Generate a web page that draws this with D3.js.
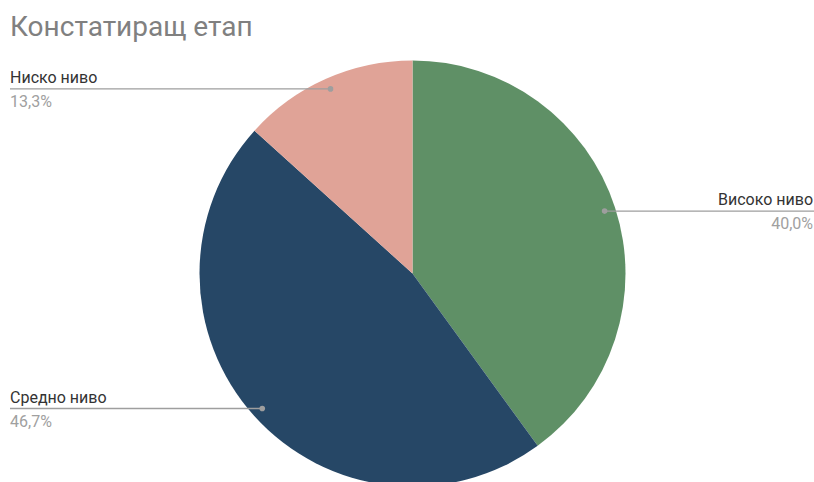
<!DOCTYPE html>
<html>
<head>
<meta charset="utf-8">
<script src="https://cdn.jsdelivr.net/npm/d3@7"></script>
<style>
  body { margin: 0; background: #fff; }
  text { font-family: Roboto, "Noto Sans", sans-serif; }
</style>
</head>
<body>
<div id="chart"></div>
<script>
const title = "Констатиращ етап";
const categories = ["Високо ниво", "Средно ниво", "Ниско ниво"];
const values = [40.0, 46.7, 13.3];
const colors = ["#5f9066", "#264766", "#e0a397"];

const width = 814, height = 482;
const cx = 412.5, cy = 273.5, radius = 213;

const svg = d3.select("#chart").append("svg")
    .attr("width", width)
    .attr("height", height);

svg.append("text")
    .attr("x", 10)
    .attr("y", 36)
    .attr("font-size", "28px")
    .attr("fill", "#808080")
    .text(title);

const data = categories.map((c, i) => ({ label: c, value: values[i], color: colors[i] }));

const pie = d3.pie().sort(null).value(d => d.value);
const arcs = pie(data);
const arc = d3.arc().innerRadius(0).outerRadius(radius);

const g = svg.append("g")
    .attr("transform", "translate(" + cx + "," + cy + ")");

g.selectAll("path")
    .data(arcs)
    .enter().append("path")
    .attr("d", arc)
    .attr("fill", d => d.data.color);

// labels: dot at mid-angle, horizontal leader to the side
const labelR = 202;
const fmt = v => v.toFixed(1).replace(".", ",") + "%";

arcs.forEach(a => {
    const mid = (a.startAngle + a.endAngle) / 2;
    const px = cx + labelR * Math.sin(mid);
    const py = cy - labelR * Math.cos(mid);
    const right = Math.sin(mid) > 0;
    const tx = right ? width - 1 : 10;
    const lg = svg.append("g");
    lg.append("line")
        .attr("x1", px).attr("y1", py)
        .attr("x2", right ? width : 10).attr("y2", py)
        .attr("stroke", "#9e9e9e")
        .attr("stroke-width", 1.3);
    lg.append("circle")
        .attr("cx", px).attr("cy", py)
        .attr("r", 2.8)
        .attr("fill", "#9e9e9e");
    lg.append("text")
        .attr("x", tx).attr("y", py - 6)
        .attr("text-anchor", right ? "end" : "start")
        .attr("font-size", "16px")
        .attr("fill", "#333333")
        .text(a.data.label);
    lg.append("text")
        .attr("x", tx).attr("y", py + 18)
        .attr("text-anchor", right ? "end" : "start")
        .attr("font-size", "16px")
        .attr("fill", "#a0a0a0")
        .text(fmt(a.data.value));
});
</script>
</body>
</html>
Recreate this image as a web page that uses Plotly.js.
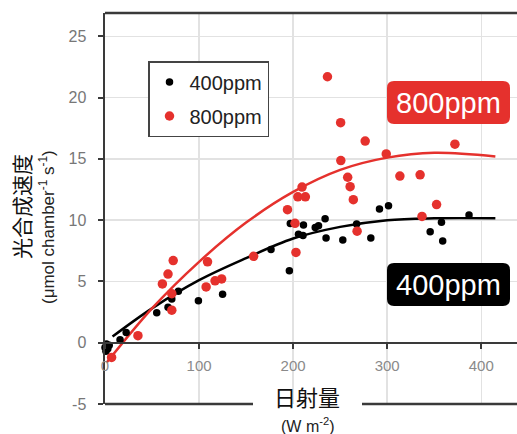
<!DOCTYPE html>
<html><head><meta charset="utf-8">
<script src="https://cdn.plot.ly/plotly-3.0.1.min.js"></script>
<style>html,body{margin:0;padding:0;background:#fff}#chart{width:517px;height:434px}</style>
</head><body><div id="chart"></div>
<script>
// ---- data ----
const seriesNames = ['400ppm', '800ppm'];
const x400 = [0, 1.5, 3, 1, 4.5, 16, 22.5, 55, 67, 71, 78, 99.3, 125, 176.5, 196, 197, 211, 205.7, 210.5, 223.5, 227, 234, 235, 252.8, 267.5, 282.6, 291.8, 301.4, 345.7, 357.7, 359, 387];
const y400 = [-0.4, -0.1, -0.5, -0.7, -0.2, 0.25, 0.84, 2.45, 2.9, 3.56, 4.2, 3.43, 3.95, 7.6, 5.88, 9.72, 9.6, 8.85, 8.75, 9.4, 9.55, 10.12, 8.55, 8.38, 9.69, 8.55, 10.9, 11.18, 9.06, 9.82, 8.3, 10.42];
const x800 = [7, 35, 61, 67, 72.5, 71, 71, 109, 107.5, 117, 124, 158, 194, 202, 203, 209.5, 205, 213, 236.5, 250.5, 250.7, 258, 260.6, 264, 268, 276.6, 299, 313.5, 335, 337, 352.5, 372];
const y800 = [-1.2, 0.57, 4.8, 5.6, 6.7, 4.0, 2.65, 6.6, 4.55, 5.05, 5.2, 7.05, 10.85, 9.74, 7.37, 12.7, 11.9, 11.9, 21.7, 17.95, 14.86, 13.5, 12.73, 11.67, 9.1, 16.45, 15.4, 13.6, 13.7, 10.3, 11.27, 16.2];
const fitX400 = [8, 50, 100, 150, 200, 250, 300, 350, 415];
const fitY400 = [0.5, 2.8, 5.1, 6.9, 8.5, 9.45, 10.0, 10.15, 10.15];
const fitX800 = [2, 50, 100, 150, 200, 250, 300, 350, 415];
const fitY800 = [-1.6, 2.8, 6.6, 9.8, 12.3, 14.1, 15.1, 15.5, 15.2];
const xTicks = [0, 100, 200, 300, 400];
const yTicks = [-5, 0, 5, 10, 15, 20, 25];
const yTitle = '光合成速度';
const yUnit = '(μmol chamber<sup>-1</sup> s<sup>-1</sup>)';
const xTitle = '日射量';
const xUnit = '(W m<sup>-2</sup>)';

// ---- style / geometry ----
const W = 517, H = 434, ML = 105, MR = 0, MT = 13, MB = 30;
const PW = W - ML - MR, PH = H - MT - MB;
const yRange = [-5, 26.9], xRange = [0, 438];
const px = v => (v - ML) / PW;
const py = v => 1 - (v - MT) / PH;
const RED = '#e5312d', BLK = '#000000', AX = '#3a3a3a', GRID = '#e2e2e2';
const FONT = 'Arial, "Liberation Sans", Helvetica, sans-serif';
const CJK = '"Noto Sans CJK JP", "Noto Sans CJK SC", sans-serif';

function roundRect(x0, y0, x1, y1, r) {
  const a = px(x0), b = px(x1), c = py(y0), d = py(y1);
  const rx = r / PW, ry = r / PH;
  return `M ${a + rx} ${c} L ${b - rx} ${c} Q ${b} ${c} ${b} ${c - ry} L ${b} ${d + ry} Q ${b} ${d} ${b - rx} ${d} L ${a + rx} ${d} Q ${a} ${d} ${a} ${d + ry} L ${a} ${c - ry} Q ${a} ${c} ${a + rx} ${c} Z`;
}

const zeroPos = (0 - yRange[0]) / (yRange[1] - yRange[0]);

const traces = [
  {x: fitX400, y: fitY400, mode: 'lines', line: {color: BLK, width: 2.5, shape: 'spline'}, showlegend: false, hoverinfo: 'skip'},
  {x: fitX800, y: fitY800, mode: 'lines', line: {color: RED, width: 2.5, shape: 'spline'}, showlegend: false, hoverinfo: 'skip'},
  {x: x400, y: y400, mode: 'markers', name: seriesNames[0], legendgroup: 'a', marker: {color: BLK, size: 7.5}, cliponaxis: false},
  {x: x800, y: y800, mode: 'markers', name: seriesNames[1], legendgroup: 'b', marker: {color: RED, size: 9.5}, cliponaxis: false}
];

const layout = {
  width: W, height: H,
  margin: {l: ML, r: MR, t: MT, b: MB, pad: 0},
  paper_bgcolor: '#fff', plot_bgcolor: '#fff',
  font: {family: FONT, color: '#222'},
  showlegend: true,
  legend: {
    x: px(148), y: py(61), xanchor: 'left', yanchor: 'top',
    bgcolor: '#fff', bordercolor: '#444', borderwidth: 1.5,
    font: {family: FONT, size: 20, color: '#222'},
    tracegroupgap: 5, traceorder: 'grouped'
  },
  xaxis: {
    range: xRange, anchor: 'free', position: zeroPos,
    tickvals: xTicks, ticktext: xTicks.map(String),
    showline: true, linecolor: AX, linewidth: 2.5,
    ticks: 'outside', ticklen: 5, tickwidth: 2, tickcolor: AX,
    tickfont: {family: FONT, size: 15, color: '#8a8a8a'}, ticklabelstandoff: 4,
    showgrid: true, gridcolor: GRID, gridwidth: 1.5, zeroline: false
  },
  xaxis2: {
    overlaying: 'x', matches: 'x', anchor: 'free', position: zeroPos,
    tickvals: xTicks, showticklabels: false, ticks: 'inside', ticklen: 5, tickwidth: 2, tickcolor: AX,
    showline: false, showgrid: false, zeroline: false
  },
  yaxis: {
    range: yRange, tickvals: yTicks, ticktext: yTicks.map(String),
    showline: true, linecolor: AX, linewidth: 2.5,
    ticks: 'outside', ticklen: 5, tickwidth: 2, tickcolor: AX,
    tickfont: {family: FONT, size: 16, color: '#777'}, ticklabelstandoff: 8,
    showgrid: true, gridcolor: GRID, gridwidth: 1.5, zeroline: false
  },
  shapes: [
    {type: 'line', xref: 'paper', yref: 'paper', x0: 0, x1: 1, y0: 1, y1: 1, line: {color: AX, width: 2.5}},
    {type: 'line', xref: 'paper', yref: 'paper', x0: 0, x1: px(253), y0: 0, y1: 0, line: {color: AX, width: 2.5}},
    {type: 'line', xref: 'paper', yref: 'paper', x0: px(362), x1: 1.05, y0: 0, y1: 0, line: {color: AX, width: 2.5}},
    {type: 'path', xref: 'paper', yref: 'paper', path: roundRect(387, 81, 510, 124, 7), fillcolor: RED, line: {width: 0}, layer: 'above'},
    {type: 'path', xref: 'paper', yref: 'paper', path: roundRect(387, 263, 510, 306, 7), fillcolor: BLK, line: {width: 0}, layer: 'above'}
  ],
  annotations: [
    {xref: 'paper', yref: 'paper', x: px(448.5), y: py(103), text: seriesNames[1], showarrow: false, font: {family: FONT, size: 29, color: '#fff'}, xanchor: 'center', yanchor: 'middle'},
    {xref: 'paper', yref: 'paper', x: px(448.5), y: py(285), text: seriesNames[0], showarrow: false, font: {family: FONT, size: 29, color: '#fff'}, xanchor: 'center', yanchor: 'middle'},
    {xref: 'paper', yref: 'paper', x: px(21), y: py(207), text: yTitle, textangle: -90, showarrow: false, font: {family: CJK, size: 21, color: '#111'}, xanchor: 'center', yanchor: 'middle'},
    {xref: 'paper', yref: 'paper', x: px(47), y: py(227), text: yUnit, textangle: -90, showarrow: false, font: {family: FONT, size: 17, color: '#222'}, xanchor: 'center', yanchor: 'middle'},
    {xref: 'paper', yref: 'paper', x: px(307), y: py(396), text: xTitle, showarrow: false, font: {family: CJK, size: 22, color: '#111'}, xanchor: 'center', yanchor: 'middle'},
    {xref: 'paper', yref: 'paper', x: px(307), y: py(425), text: xUnit, showarrow: false, font: {family: FONT, size: 16, color: '#222'}, xanchor: 'center', yanchor: 'middle'}
  ]
};

Plotly.newPlot('chart', traces, layout, {displayModeBar: false, staticPlot: true});
</script>
</body></html>
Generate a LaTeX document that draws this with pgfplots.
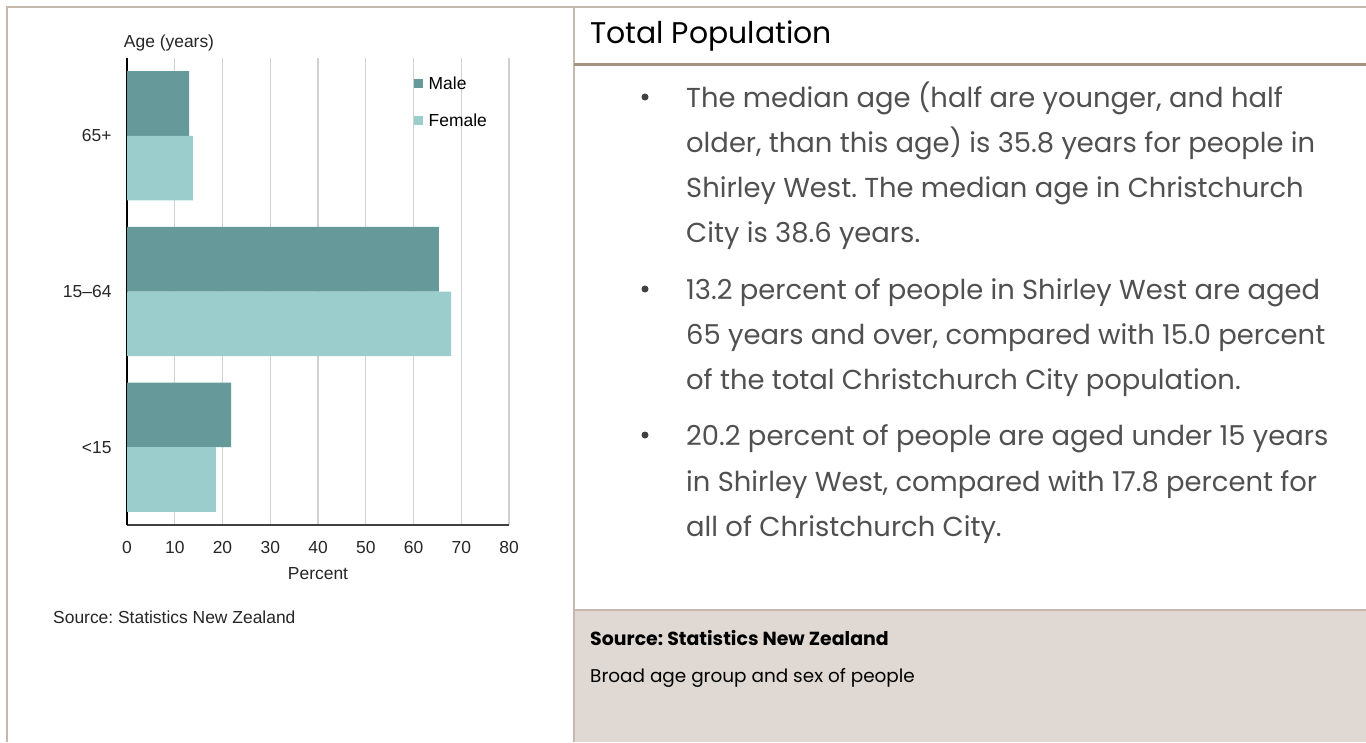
========
▶ EXERCISE BRIEF: Look at the listing and set down only the lines from its start through the line with "const arc = d3.arc().innerRadius(0).outerRadius(radius);", word for word and without pictures.

▶ EXERCISE ANSWER:
Generate a web page that draws this with D3.js.
<!DOCTYPE html>
<html>
<head>
<meta charset="utf-8">
<script src="https://cdn.jsdelivr.net/npm/d3@7"></script>
<style>
  body { margin: 0; background: #fff; }
  text { font-family: Roboto, "Noto Sans", sans-serif; }
</style>
</head>
<body>
<div id="chart"></div>
<script>
const title = "Констатиращ етап";
const categories = ["Високо ниво", "Средно ниво", "Ниско ниво"];
const values = [40.0, 46.7, 13.3];
const colors = ["#5f9066", "#264766", "#e0a397"];

const width = 814, height = 482;
const cx = 412.5, cy = 273.5, radius = 213;

const svg = d3.select("#chart").append("svg")
    .attr("width", width)
    .attr("height", height);

svg.append("text")
    .attr("x", 10)
    .attr("y", 36)
    .attr("font-size", "28px")
    .attr("fill", "#808080")
    .text(title);

const data = categories.map((c, i) => ({ label: c, value: values[i], color: colors[i] }));

const pie = d3.pie().sort(null).value(d => d.value);
const arcs = pie(data);
const arc = d3.arc().innerRadius(0).outerRadius(radius);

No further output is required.